While all of this work by Fredrick Kollmorgen was going on another immigrant, named Hugo Unruh, was growing up in Germany. About the same age as Frederick’s son Otto, Hugo faced the harsh conditions in post WWI Germany with its rampant inflation and struggling economy. His family encouraged him to emigrate to the United States so he could realize his dreams.

Hugo was partially educated in Germany, but finished high school and two years of college while in the US. To help get through school, Hugo worked as a repairman at an X-Ray company. He began to find his niche working for Arnesen Electrical Company out of New York, manufacturing various motors. Hugo was quite successful and as WWII pushed Arnesen to expand, Hugo became president of a subsidiary plant in New Jersey (Ellacraft). After the war, business began to contract and Hugo was pulled back into the parent company as a general manager.

After the death of the original owner, disagreements with the new owners left Hugo unemployed at the young age of 42. But it was always Hugo’s dream to have his own business and he quickly saw the opportunity to purchase the used equipment and material from the remnants of Ellacraft and start his own company. Hugo paired up with Lewis Renaldi, purchased the equipment and in 1948 started Inland Motor in the basement and garage of his home. Why the name Inland you ask? It turns out, Hugo had lived near the ocean in New York for most of his life since he arrived in the US, so, when he established his new company, he had moved “inland” to Pearl River.

Hugo Torque Motor

Hugo Unruh winding a frameless torquer

There is a myth that states the story was that since the German U-Boats were prowling the waters of the New Jersey/New York coast around WWII, the Navy requested that Hugo move inland to prevent his company from any possible attacks – since he had a relationship building motors for gyros for the Navy. Either way, it appears the name Inland came from not being “on the water”. At the Pearl River plant, Hugo formed a relationship with MIT doing research on motors used in generators and gyros for the MIT Instrumentation Lab. MIT called on Hugo to help solve a variety of engineering challenges on special rotating machinery, and this work led Hugo to design the first “Frameless Torquers” for use on early inertial guidence systems for missles and space vehicles.

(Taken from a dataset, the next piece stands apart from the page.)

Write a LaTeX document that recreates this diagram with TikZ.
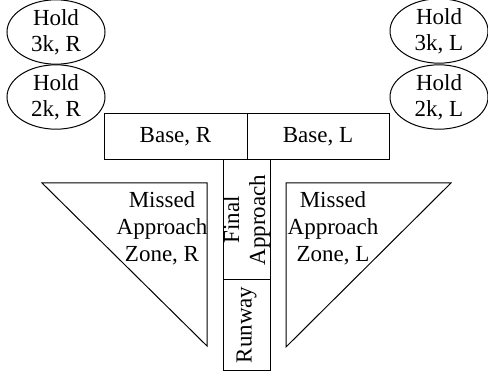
\documentclass[tikz,border=0pt]{standalone}
\usepackage{fontspec}
\setmainfont{Liberation Serif}
\usetikzlibrary{shapes.geometric}
\tikzset{
  hold/.style={shape=ellipse,draw=black,minimum width=98pt,minimum height=60pt,inner sep=0pt,align=center},
  zone/.style={shape=rectangle,draw=black,inner sep=0pt,align=center},
}
\begin{document}
\begin{tikzpicture}[x=1pt,y=-1pt,line width=1pt,font=\fontsize{23}{26}\selectfont]
      \useasboundingbox (0,0) rectangle (488,377);
      \draw
        (56, 32) node[hold] (h3r){Hold\\3k, R}
        (56, 97) node[hold] (h2r){Hold\\2k, R}
        (439, 31) node[hold] (h3l){Hold\\3k, L}
        (439, 97) node[hold] (h2l){Hold\\2k, L}
        (175.5, 137) node[zone,minimum width=143pt,minimum height=46pt] (baser){Base, R}
        (318, 137) node[zone,minimum width=142pt,minimum height=46pt] (basel){Base, L}
        (246.5, 220) node[zone,rotate=90,minimum width=120pt,minimum height=47pt] (final){Final\\Approach}
        (246.5, 325) node[zone,rotate=90,minimum width=90pt,minimum height=47pt] (runway){Runway};
      % missed approach zones
      \draw (42,183) coordinate (mr1) -- (207,183) coordinate (mr2) -- (207,346) coordinate (mr3) -- cycle;
      \draw (286,183) coordinate (ml1) -- (451,183) coordinate (ml2) -- (286,347) coordinate (ml3) -- cycle;
      \node[align=center,font=\fontsize{23}{27}\selectfont] (missr) at (162, 228) {Missed\\Approach\\Zone, R};
      \node[align=center,font=\fontsize{23}{27}\selectfont] (missl) at (333, 228) {Missed\\Approach\\Zone, L};
    \end{tikzpicture}
\end{document}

It was this revolutionary product, the frameless torquer, which was able to be produced in hundreds of diameters and stack lengths, of different speed and torque ranges, that became the fastest growing, most important part of Inland’s business. This kind of innovation in rotating machine technology continues today at Kollmorgen with products unique to the market like the Cartridge DDR, taking the frameless torquer to a new level!